__WHAT YOU ARE ASKED TO DO__. Output the data word for word, dropping every image.

— START —

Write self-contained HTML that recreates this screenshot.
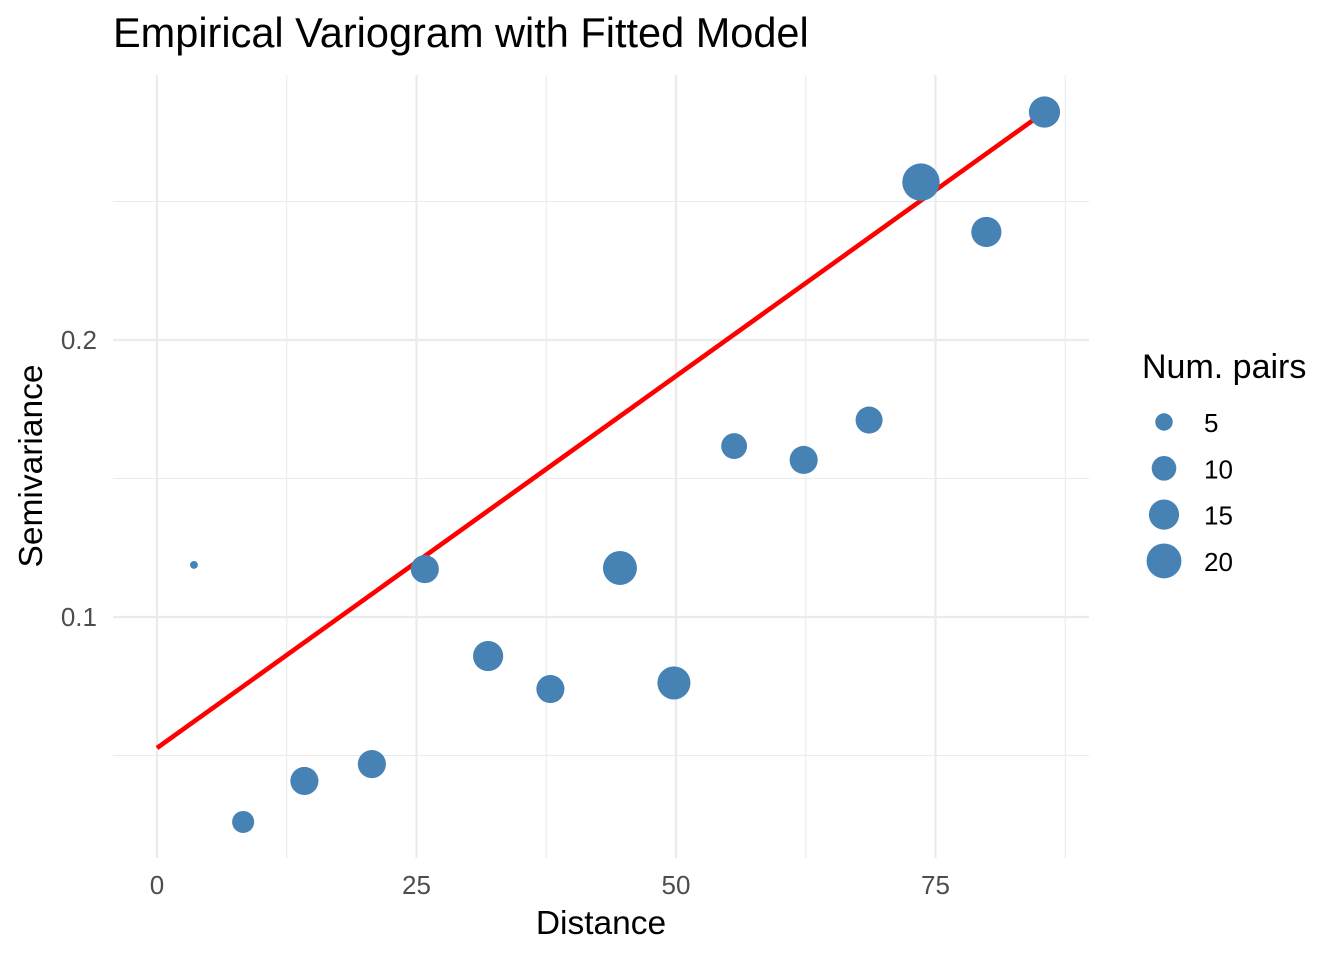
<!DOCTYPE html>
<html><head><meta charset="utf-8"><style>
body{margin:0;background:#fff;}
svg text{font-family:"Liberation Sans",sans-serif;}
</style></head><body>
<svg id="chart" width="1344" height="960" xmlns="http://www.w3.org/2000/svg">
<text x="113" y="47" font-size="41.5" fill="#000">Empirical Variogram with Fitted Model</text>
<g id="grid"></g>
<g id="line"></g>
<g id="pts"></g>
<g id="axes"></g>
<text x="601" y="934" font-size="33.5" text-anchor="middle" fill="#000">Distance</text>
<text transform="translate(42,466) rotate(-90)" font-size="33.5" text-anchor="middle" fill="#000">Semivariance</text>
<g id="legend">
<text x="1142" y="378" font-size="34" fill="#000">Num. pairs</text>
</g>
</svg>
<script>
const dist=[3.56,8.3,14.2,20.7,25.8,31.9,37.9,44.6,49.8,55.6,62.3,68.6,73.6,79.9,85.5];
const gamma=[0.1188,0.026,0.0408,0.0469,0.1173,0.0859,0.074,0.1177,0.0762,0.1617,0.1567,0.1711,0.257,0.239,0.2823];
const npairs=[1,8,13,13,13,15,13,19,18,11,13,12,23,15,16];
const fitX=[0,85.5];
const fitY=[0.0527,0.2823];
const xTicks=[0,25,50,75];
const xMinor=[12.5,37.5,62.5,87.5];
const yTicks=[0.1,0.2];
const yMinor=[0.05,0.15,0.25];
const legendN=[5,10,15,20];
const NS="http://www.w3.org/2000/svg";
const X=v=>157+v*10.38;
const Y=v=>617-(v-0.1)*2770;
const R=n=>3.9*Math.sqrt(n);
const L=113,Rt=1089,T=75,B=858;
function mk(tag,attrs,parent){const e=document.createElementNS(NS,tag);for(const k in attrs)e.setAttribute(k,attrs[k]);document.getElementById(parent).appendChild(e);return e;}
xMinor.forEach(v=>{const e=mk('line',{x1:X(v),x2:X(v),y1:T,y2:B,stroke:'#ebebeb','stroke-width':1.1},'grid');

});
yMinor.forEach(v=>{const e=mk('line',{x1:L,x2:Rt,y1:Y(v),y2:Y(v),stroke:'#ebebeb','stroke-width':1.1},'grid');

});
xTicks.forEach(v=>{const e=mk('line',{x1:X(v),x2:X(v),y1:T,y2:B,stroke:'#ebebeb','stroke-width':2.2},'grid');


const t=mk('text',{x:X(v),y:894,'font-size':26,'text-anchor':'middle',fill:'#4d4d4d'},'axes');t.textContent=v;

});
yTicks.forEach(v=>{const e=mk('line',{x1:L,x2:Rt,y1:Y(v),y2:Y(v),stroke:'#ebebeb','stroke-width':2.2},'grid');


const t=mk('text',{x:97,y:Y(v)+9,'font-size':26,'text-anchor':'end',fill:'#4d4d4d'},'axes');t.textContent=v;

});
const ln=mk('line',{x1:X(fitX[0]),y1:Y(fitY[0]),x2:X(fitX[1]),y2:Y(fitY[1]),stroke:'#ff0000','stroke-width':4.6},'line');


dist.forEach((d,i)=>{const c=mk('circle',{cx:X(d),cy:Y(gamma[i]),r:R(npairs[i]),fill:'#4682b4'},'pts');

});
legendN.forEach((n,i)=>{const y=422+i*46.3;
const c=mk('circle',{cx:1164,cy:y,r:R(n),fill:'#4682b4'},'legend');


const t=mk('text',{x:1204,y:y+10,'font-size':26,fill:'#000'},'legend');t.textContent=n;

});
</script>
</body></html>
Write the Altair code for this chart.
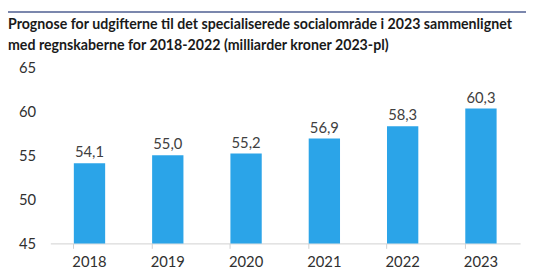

— END —

__ANSWER BELOW__.
Write self-contained HTML that recreates this screenshot.
<!DOCTYPE html>
<html><head><meta charset="utf-8"><style>
body{margin:0;background:#fff;}
svg text{font-family:"Liberation Sans",sans-serif;}
</style></head><body>
<svg id="chart" width="1344" height="960" xmlns="http://www.w3.org/2000/svg">
<text x="113" y="47" font-size="41.5" fill="#000">Empirical Variogram with Fitted Model</text>
<g id="grid"></g>
<g id="line"></g>
<g id="pts"></g>
<g id="axes"></g>
<text x="601" y="934" font-size="33.5" text-anchor="middle" fill="#000">Distance</text>
<text transform="translate(42,466) rotate(-90)" font-size="33.5" text-anchor="middle" fill="#000">Semivariance</text>
<g id="legend">
<text x="1142" y="378" font-size="34" fill="#000">Num. pairs</text>
</g>
</svg>
<script>
const dist=[3.56,8.3,14.2,20.7,25.8,31.9,37.9,44.6,49.8,55.6,62.3,68.6,73.6,79.9,85.5];
const gamma=[0.1188,0.026,0.0408,0.0469,0.1173,0.0859,0.074,0.1177,0.0762,0.1617,0.1567,0.1711,0.257,0.239,0.2823];
const npairs=[1,8,13,13,13,15,13,19,18,11,13,12,23,15,16];
const fitX=[0,85.5];
const fitY=[0.0527,0.2823];
const xTicks=[0,25,50,75];
const xMinor=[12.5,37.5,62.5,87.5];
const yTicks=[0.1,0.2];
const yMinor=[0.05,0.15,0.25];
const legendN=[5,10,15,20];
const NS="http://www.w3.org/2000/svg";
const X=v=>157+v*10.38;
const Y=v=>617-(v-0.1)*2770;
const R=n=>3.9*Math.sqrt(n);
const L=113,Rt=1089,T=75,B=858;
function mk(tag,attrs,parent){const e=document.createElementNS(NS,tag);for(const k in attrs)e.setAttribute(k,attrs[k]);document.getElementById(parent).appendChild(e);return e;}
xMinor.forEach(v=>{const e=mk('line',{x1:X(v),x2:X(v),y1:T,y2:B,stroke:'#ebebeb','stroke-width':1.1},'grid');

});
yMinor.forEach(v=>{const e=mk('line',{x1:L,x2:Rt,y1:Y(v),y2:Y(v),stroke:'#ebebeb','stroke-width':1.1},'grid');

});
xTicks.forEach(v=>{const e=mk('line',{x1:X(v),x2:X(v),y1:T,y2:B,stroke:'#ebebeb','stroke-width':2.2},'grid');


const t=mk('text',{x:X(v),y:894,'font-size':26,'text-anchor':'middle',fill:'#4d4d4d'},'axes');t.textContent=v;

});
yTicks.forEach(v=>{const e=mk('line',{x1:L,x2:Rt,y1:Y(v),y2:Y(v),stroke:'#ebebeb','stroke-width':2.2},'grid');


const t=mk('text',{x:97,y:Y(v)+9,'font-size':26,'text-anchor':'end',fill:'#4d4d4d'},'axes');t.textContent=v;

});
const ln=mk('line',{x1:X(fitX[0]),y1:Y(fitY[0]),x2:X(fitX[1]),y2:Y(fitY[1]),stroke:'#ff0000','stroke-width':4.6},'line');


dist.forEach((d,i)=>{const c=mk('circle',{cx:X(d),cy:Y(gamma[i]),r:R(npairs[i]),fill:'#4682b4'},'pts');

});
legendN.forEach((n,i)=>{const y=422+i*46.3;
const c=mk('circle',{cx:1164,cy:y,r:R(n),fill:'#4682b4'},'legend');


const t=mk('text',{x:1204,y:y+10,'font-size':26,fill:'#000'},'legend');t.textContent=n;

});
</script>
</body></html>
Write the Altair code for this chart.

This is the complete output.